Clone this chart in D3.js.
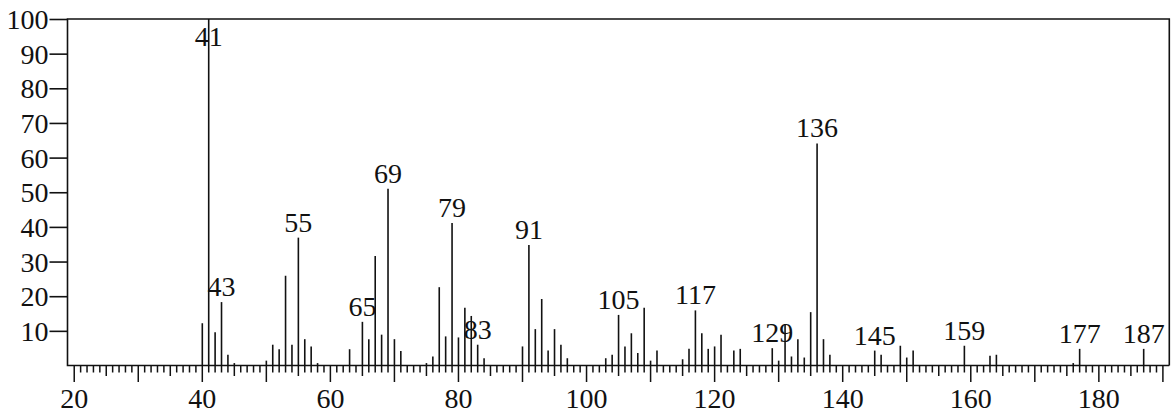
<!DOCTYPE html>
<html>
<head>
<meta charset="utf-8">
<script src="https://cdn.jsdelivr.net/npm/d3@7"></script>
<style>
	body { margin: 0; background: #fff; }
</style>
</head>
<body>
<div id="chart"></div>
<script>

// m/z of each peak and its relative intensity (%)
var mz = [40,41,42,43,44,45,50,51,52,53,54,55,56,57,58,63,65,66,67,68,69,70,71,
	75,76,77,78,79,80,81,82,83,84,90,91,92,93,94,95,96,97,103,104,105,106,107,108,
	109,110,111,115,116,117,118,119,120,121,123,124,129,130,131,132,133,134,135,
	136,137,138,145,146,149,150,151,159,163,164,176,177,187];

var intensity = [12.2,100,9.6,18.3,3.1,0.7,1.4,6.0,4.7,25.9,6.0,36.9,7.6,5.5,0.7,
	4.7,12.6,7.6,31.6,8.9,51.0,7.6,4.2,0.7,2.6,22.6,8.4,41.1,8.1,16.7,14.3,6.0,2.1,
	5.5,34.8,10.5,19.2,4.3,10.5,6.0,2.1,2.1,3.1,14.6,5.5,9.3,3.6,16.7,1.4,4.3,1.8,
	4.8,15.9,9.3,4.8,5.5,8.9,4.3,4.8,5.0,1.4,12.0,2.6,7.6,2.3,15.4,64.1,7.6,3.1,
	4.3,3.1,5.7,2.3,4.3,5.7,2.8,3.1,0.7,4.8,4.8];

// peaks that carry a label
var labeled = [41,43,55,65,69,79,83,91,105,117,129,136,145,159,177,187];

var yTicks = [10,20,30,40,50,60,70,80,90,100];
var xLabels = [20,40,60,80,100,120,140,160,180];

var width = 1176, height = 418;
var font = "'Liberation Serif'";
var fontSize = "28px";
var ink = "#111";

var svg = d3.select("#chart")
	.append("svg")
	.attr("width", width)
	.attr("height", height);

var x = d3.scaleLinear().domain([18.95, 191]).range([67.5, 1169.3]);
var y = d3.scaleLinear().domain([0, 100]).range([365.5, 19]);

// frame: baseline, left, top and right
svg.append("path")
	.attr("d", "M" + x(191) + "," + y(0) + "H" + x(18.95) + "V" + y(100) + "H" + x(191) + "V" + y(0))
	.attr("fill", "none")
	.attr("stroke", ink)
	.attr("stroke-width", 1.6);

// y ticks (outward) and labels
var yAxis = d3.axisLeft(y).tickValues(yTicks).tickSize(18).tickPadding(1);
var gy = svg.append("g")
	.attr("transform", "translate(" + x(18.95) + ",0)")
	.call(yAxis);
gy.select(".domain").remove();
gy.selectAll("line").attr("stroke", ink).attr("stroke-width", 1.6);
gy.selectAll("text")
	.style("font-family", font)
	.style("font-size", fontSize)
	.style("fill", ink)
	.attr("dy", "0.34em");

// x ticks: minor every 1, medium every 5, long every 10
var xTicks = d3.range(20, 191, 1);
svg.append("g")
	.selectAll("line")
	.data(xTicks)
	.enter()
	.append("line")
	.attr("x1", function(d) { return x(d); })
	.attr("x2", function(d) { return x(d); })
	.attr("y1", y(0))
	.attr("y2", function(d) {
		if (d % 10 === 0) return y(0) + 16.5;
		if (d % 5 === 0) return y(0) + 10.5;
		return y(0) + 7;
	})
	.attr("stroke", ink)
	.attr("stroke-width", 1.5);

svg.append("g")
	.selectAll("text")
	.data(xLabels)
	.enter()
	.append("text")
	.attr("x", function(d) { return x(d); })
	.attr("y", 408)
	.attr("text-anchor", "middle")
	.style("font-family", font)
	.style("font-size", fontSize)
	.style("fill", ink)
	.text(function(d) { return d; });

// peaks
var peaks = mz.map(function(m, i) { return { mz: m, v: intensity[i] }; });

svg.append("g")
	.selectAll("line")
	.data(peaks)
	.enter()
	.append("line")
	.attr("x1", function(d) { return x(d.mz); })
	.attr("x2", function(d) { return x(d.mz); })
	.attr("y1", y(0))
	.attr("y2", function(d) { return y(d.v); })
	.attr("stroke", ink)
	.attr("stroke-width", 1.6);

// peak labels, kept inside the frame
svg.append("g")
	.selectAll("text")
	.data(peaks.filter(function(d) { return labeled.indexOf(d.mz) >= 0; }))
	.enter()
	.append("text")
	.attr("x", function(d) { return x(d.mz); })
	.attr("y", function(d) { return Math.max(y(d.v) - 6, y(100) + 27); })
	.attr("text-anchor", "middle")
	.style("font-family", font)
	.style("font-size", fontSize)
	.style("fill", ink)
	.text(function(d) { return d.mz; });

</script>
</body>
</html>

###

In this exercise, set down all of the data exactly, without the pictures.

Clone this chart in D3.js.
<!DOCTYPE html>
<html>
<head>
<meta charset="utf-8">
<script src="https://cdn.jsdelivr.net/npm/d3@7"></script>
<style>
	body { margin: 0; background: #fff; }
</style>
</head>
<body>
<div id="chart"></div>
<script>

// m/z of each peak and its relative intensity (%)
var mz = [40,41,42,43,44,45,50,51,52,53,54,55,56,57,58,63,65,66,67,68,69,70,71,
	75,76,77,78,79,80,81,82,83,84,90,91,92,93,94,95,96,97,103,104,105,106,107,108,
	109,110,111,115,116,117,118,119,120,121,123,124,129,130,131,132,133,134,135,
	136,137,138,145,146,149,150,151,159,163,164,176,177,187];

var intensity = [12.2,100,9.6,18.3,3.1,0.7,1.4,6.0,4.7,25.9,6.0,36.9,7.6,5.5,0.7,
	4.7,12.6,7.6,31.6,8.9,51.0,7.6,4.2,0.7,2.6,22.6,8.4,41.1,8.1,16.7,14.3,6.0,2.1,
	5.5,34.8,10.5,19.2,4.3,10.5,6.0,2.1,2.1,3.1,14.6,5.5,9.3,3.6,16.7,1.4,4.3,1.8,
	4.8,15.9,9.3,4.8,5.5,8.9,4.3,4.8,5.0,1.4,12.0,2.6,7.6,2.3,15.4,64.1,7.6,3.1,
	4.3,3.1,5.7,2.3,4.3,5.7,2.8,3.1,0.7,4.8,4.8];

// peaks that carry a label
var labeled = [41,43,55,65,69,79,83,91,105,117,129,136,145,159,177,187];

var yTicks = [10,20,30,40,50,60,70,80,90,100];
var xLabels = [20,40,60,80,100,120,140,160,180];

var width = 1176, height = 418;
var font = "'Liberation Serif'";
var fontSize = "28px";
var ink = "#111";

var svg = d3.select("#chart")
	.append("svg")
	.attr("width", width)
	.attr("height", height);

var x = d3.scaleLinear().domain([18.95, 191]).range([67.5, 1169.3]);
var y = d3.scaleLinear().domain([0, 100]).range([365.5, 19]);

// frame: baseline, left, top and right
svg.append("path")
	.attr("d", "M" + x(191) + "," + y(0) + "H" + x(18.95) + "V" + y(100) + "H" + x(191) + "V" + y(0))
	.attr("fill", "none")
	.attr("stroke", ink)
	.attr("stroke-width", 1.6);

// y ticks (outward) and labels
var yAxis = d3.axisLeft(y).tickValues(yTicks).tickSize(18).tickPadding(1);
var gy = svg.append("g")
	.attr("transform", "translate(" + x(18.95) + ",0)")
	.call(yAxis);
gy.select(".domain").remove();
gy.selectAll("line").attr("stroke", ink).attr("stroke-width", 1.6);
gy.selectAll("text")
	.style("font-family", font)
	.style("font-size", fontSize)
	.style("fill", ink)
	.attr("dy", "0.34em");

// x ticks: minor every 1, medium every 5, long every 10
var xTicks = d3.range(20, 191, 1);
svg.append("g")
	.selectAll("line")
	.data(xTicks)
	.enter()
	.append("line")
	.attr("x1", function(d) { return x(d); })
	.attr("x2", function(d) { return x(d); })
	.attr("y1", y(0))
	.attr("y2", function(d) {
		if (d % 10 === 0) return y(0) + 16.5;
		if (d % 5 === 0) return y(0) + 10.5;
		return y(0) + 7;
	})
	.attr("stroke", ink)
	.attr("stroke-width", 1.5);

svg.append("g")
	.selectAll("text")
	.data(xLabels)
	.enter()
	.append("text")
	.attr("x", function(d) { return x(d); })
	.attr("y", 408)
	.attr("text-anchor", "middle")
	.style("font-family", font)
	.style("font-size", fontSize)
	.style("fill", ink)
	.text(function(d) { return d; });

// peaks
var peaks = mz.map(function(m, i) { return { mz: m, v: intensity[i] }; });

svg.append("g")
	.selectAll("line")
	.data(peaks)
	.enter()
	.append("line")
	.attr("x1", function(d) { return x(d.mz); })
	.attr("x2", function(d) { return x(d.mz); })
	.attr("y1", y(0))
	.attr("y2", function(d) { return y(d.v); })
	.attr("stroke", ink)
	.attr("stroke-width", 1.6);

// peak labels, kept inside the frame
svg.append("g")
	.selectAll("text")
	.data(peaks.filter(function(d) { return labeled.indexOf(d.mz) >= 0; }))
	.enter()
	.append("text")
	.attr("x", function(d) { return x(d.mz); })
	.attr("y", function(d) { return Math.max(y(d.v) - 6, y(100) + 27); })
	.attr("text-anchor", "middle")
	.style("font-family", font)
	.style("font-size", fontSize)
	.style("fill", ink)
	.text(function(d) { return d.mz; });

</script>
</body>
</html>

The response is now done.